As literacy was becoming less of a sign of social distinction, some cultivated minds, particularly budding authors interested in exerting social influence, started to actively demarcate the line between art and commerce. The distinction between high and low culture thus became deeply entrenched in social discourse. Because more people could read, aspiring writers in the second half of the century became increasingly eager to present themselves as producers of original stimulating works as opposed to the mass-produced expressions such as the shilling-shockers and penny-dreadfuls that were by now being so enthusiastically churned out. Influential literary critics and other arbiters of taste accused serialized novels of being conventional, stereotypical, cliché-laden. And so they were, but this was not a flaw, this was the aim. Authors, publishers and readers were initially not interested in aesthetic innovation because there was frankly very little to innovate on. The novel was still a relatively new genre, shown in the confusion of terminologythat surrounded it. How long was a novel meant to be? Was it just a very long tale in print? Most potential readers had no genre expectations because being able to decipher printed symbols on a page was a relatively new business to begin with. The aim of all those archetypes, conventions and repetitions that populate these early forays into mass media can be viewed as a grammar with which people gradually became familiar. After some exposure, readers would get a thrill from spotting patterns, from recognizing clichés and feeling part of community, a growing community that had got to grips with these new - frankly intimidating - things called printed words.
All new technologies are scary and people are generally averse to change. That is, until you show them the basics and then they will latch onto it like crazed marmosets onto a banana cargo. Which brings me to this new scary technology called the internet. When I met my boyfriend he was part of the (internet) 1% and I was part of the 99%. He is of course still more technologically literate than me, but now even my 91-year-old granddad has a Facebook account and emails me enormous multi-megabyte photos of his holidays. And who am I to lecture about file compression? When he was born, ‘talkies’ was common term, not just one employed by people doing Film Studies. Now I can talk to him in Denmark from this little square that also carries all my music and can take pictures, even record videos that I can instantly zap to him.
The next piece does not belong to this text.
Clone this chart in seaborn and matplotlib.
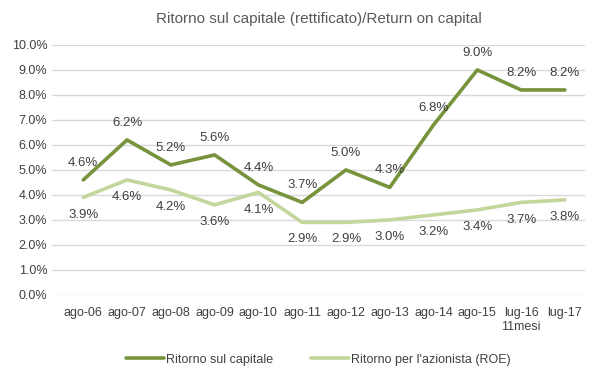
import numpy as np
import pandas as pd
import matplotlib
matplotlib.use("Agg")
import matplotlib.pyplot as plt
import seaborn as sns

periods = ["ago-06", "ago-07", "ago-08", "ago-09", "ago-10", "ago-11", "ago-12",
           "ago-13", "ago-14", "ago-15", "lug-16\n11mesi", "lug-17"]
roc = [4.6, 6.2, 5.2, 5.6, 4.4, 3.7, 5.0, 4.3, 6.8, 9.0, 8.2, 8.2]
roe = [3.9, 4.6, 4.2, 3.6, 4.1, 2.9, 2.9, 3.0, 3.2, 3.4, 3.7, 3.8]
series_names = ["Ritorno sul capitale", "Ritorno per l'azionista (ROE)"]
colors = ["#77933C", "#C3D69B"]

sns.set_style("white")
plt.rcParams["font.family"] = ["Liberation Sans", "DejaVu Sans"]

df = pd.DataFrame({
    "periodo": periods * 2,
    "valore": roc + roe,
    "serie": [series_names[0]] * len(periods) + [series_names[1]] * len(periods),
})

fig, ax = plt.subplots(figsize=(6, 3.78), dpi=100)
fig.subplots_adjust(left=0.087, right=0.975, top=0.881, bottom=0.22)

sns.lineplot(data=df, x="periodo", y="valore", hue="serie", palette=colors,
             linewidth=2.6, sort=False, ax=ax)

text_col = "#404040"
for i, (a, b) in enumerate(zip(roc, roe)):
    ax.annotate(f"{a:.1f}%", (i, a), xytext=(0, 8), textcoords="offset points",
                ha="center", va="bottom", fontsize=9.5, color=text_col)
    ax.annotate(f"{b:.1f}%", (i, b), xytext=(0, -8), textcoords="offset points",
                ha="center", va="top", fontsize=9.5, color=text_col)

ax.set_ylim(0, 10)
ax.set_xlim(-0.71, len(periods) - 0.54)
ax.set_yticks(np.arange(0, 10.5, 1))
ax.set_yticklabels([f"{v:.1f}%" for v in np.arange(0, 10.5, 1)])
ax.yaxis.grid(True, color="#D9D9D9", linewidth=1)
ax.tick_params(axis="both", labelsize=9, colors=text_col, length=0)
ax.tick_params(axis="x", pad=9)
ax.set_xlabel("")
ax.set_ylabel("")
for s in ax.spines.values():
    s.set_visible(False)

ax.set_title("Ritorno sul capitale (rettificato)/Return on capital",
             fontsize=11, color="#595959", pad=16)

ax.legend(loc="upper center", bbox_to_anchor=(0.5, -0.19), ncol=2, frameon=False,
          fontsize=9, handlelength=3, handletextpad=0.2, columnspacing=3,
          labelcolor=text_col)

plt.savefig("out.png", dpi=100)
For all I know magic pixies riding on invisible unicorns are carrying these moving images up to Copenhagen. It somehow works, but I have no idea how. And it’s changing all time. The internet is still a pretty daunting place and most of us have this nagging feeling that we are bluffing, that we deep down have no idea what’s going on. It’s still a new technology and we don’t know what to expect in much the same way that our newly-literate ancestors didn’t know what to expect from the printed media or its future possibilities. Memes in this way can be seen as the internet equivalent of serialized novels. Memes are meant to be repetitive, archetypal and easily reproducible and remixable. New memes build on or reference this archive that we have accumulated over the years. Recognizing the patterns gives us a sense of belonging, that we belong to a growing community that feels comfortable sharing cat pictures with captions, even moving pictures, like GIFs. Or uploading talkies to YouTube. It’s a way of easing us into this new world and familiarizing us with intimidatingly sophisticated technology (magic pixies!) in a seemingly trite and simplified manner. The future is bright, the future is scary but Nyan cat will help us.
And no, this should not be read as a particular wordy excuse for my undying love of kitten videos.